>>>>

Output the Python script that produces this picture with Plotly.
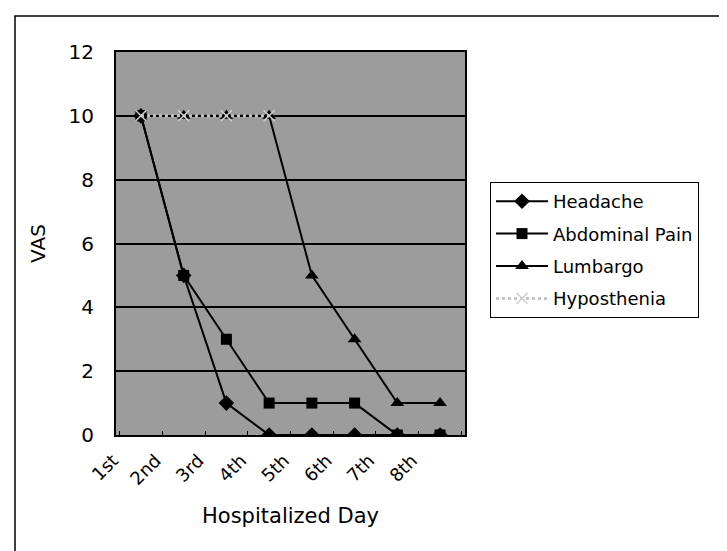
import plotly.graph_objects as go

days = ["1st", "2nd", "3rd", "4th", "5th", "6th", "7th", "8th"]
headache = [10, 5, 1, 0, 0, 0, 0, 0]
abdominal = [10, 5, 3, 1, 1, 1, 0, 0]
lumbargo = [None, 10, 10, 10, 5, 3, 1, 1]
hyposthenia = [10, 10, 10, 10, None, None, None, None]

L, R, T, B = 108, 457, 44, 427
W, H = 727, 551
FONT = "DejaVu Sans, Verdana, sans-serif"

fig = go.Figure()
fig.add_trace(go.Scatter(x=days, y=headache, name="Headache", mode="lines+markers",
                         legendgroup="a",
                         line=dict(color="black", width=2),
                         marker=dict(symbol="diamond", size=12, color="black")))
fig.add_trace(go.Scatter(x=days, y=abdominal, name="Abdominal Pain", mode="lines+markers",
                         legendgroup="b",
                         line=dict(color="black", width=2),
                         marker=dict(symbol="square", size=11, color="black")))
fig.add_trace(go.Scatter(x=days, y=lumbargo, name="Lumbargo", mode="lines+markers",
                         legendgroup="c",
                         line=dict(color="black", width=2),
                         marker=dict(symbol="triangle-up", size=12, color="black")))
fig.add_trace(go.Scatter(x=days, y=hyposthenia, name="Hyposthenia", mode="lines+markers",
                         legendgroup="d",
                         line=dict(color="#c4c4c4", width=3, dash="dot"),
                         marker=dict(symbol="x-thin", size=11, color="#d0d0d0",
                                     line=dict(color="#d0d0d0", width=1.5))))

def px(x):
    return (x - L) / (R - L)

def py(y):
    return (B - y) / (B - T)

fig.update_layout(
    width=W, height=H,
    margin=dict(l=L, r=W - R, t=T, b=H - B),
    paper_bgcolor="white",
    plot_bgcolor="#9c9c9c",
    font=dict(family=FONT, size=18, color="black"),
    showlegend=True,
    legend=dict(x=px(482), y=py(174), xanchor="left", yanchor="top",
                bordercolor="black", borderwidth=1, bgcolor="white",
                font=dict(size=18, family=FONT), itemwidth=52, tracegroupgap=6,
                traceorder="grouped"),
    xaxis=dict(type="category", tickangle=-45, showgrid=False,
               showline=True, linecolor="black", linewidth=2, mirror=True,
               ticks="inside", tickson="boundaries", ticklen=4, tickcolor="black",
               ticklabelshift=-28, ticklabelstandoff=6,
               title=dict(text="Hospitalized Day", font=dict(size=21, family=FONT), standoff=20),
               tickfont=dict(size=18, family=FONT)),
    yaxis=dict(range=[0, 12], dtick=2, showgrid=True, gridcolor="black", gridwidth=1.5,
               showline=True, linecolor="black", linewidth=2, mirror=True,
               zeroline=False, ticks="", tickfont=dict(size=20, family=FONT),
               ticklabelstandoff=16,
               title=dict(text="VAS", font=dict(size=20, family=FONT), standoff=18)),
    shapes=[dict(type="rect", xref="paper", yref="paper",
                 x0=px(7), x1=px(740), y0=py(570), y1=py(8),
                 line=dict(color="black", width=1.5), fillcolor="rgba(0,0,0,0)",
                 layer="below")],
)

fig.write_html("out.html")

<<<<

SHORT PROBLEM:
Pictures excluded, repeat exactly the lines from the top of the material through the line with "import plotly.graph_objects as go", including both of those lines.

WRITTEN RESPONSE:
Output the Python script that produces this picture with Plotly.
import plotly.graph_objects as go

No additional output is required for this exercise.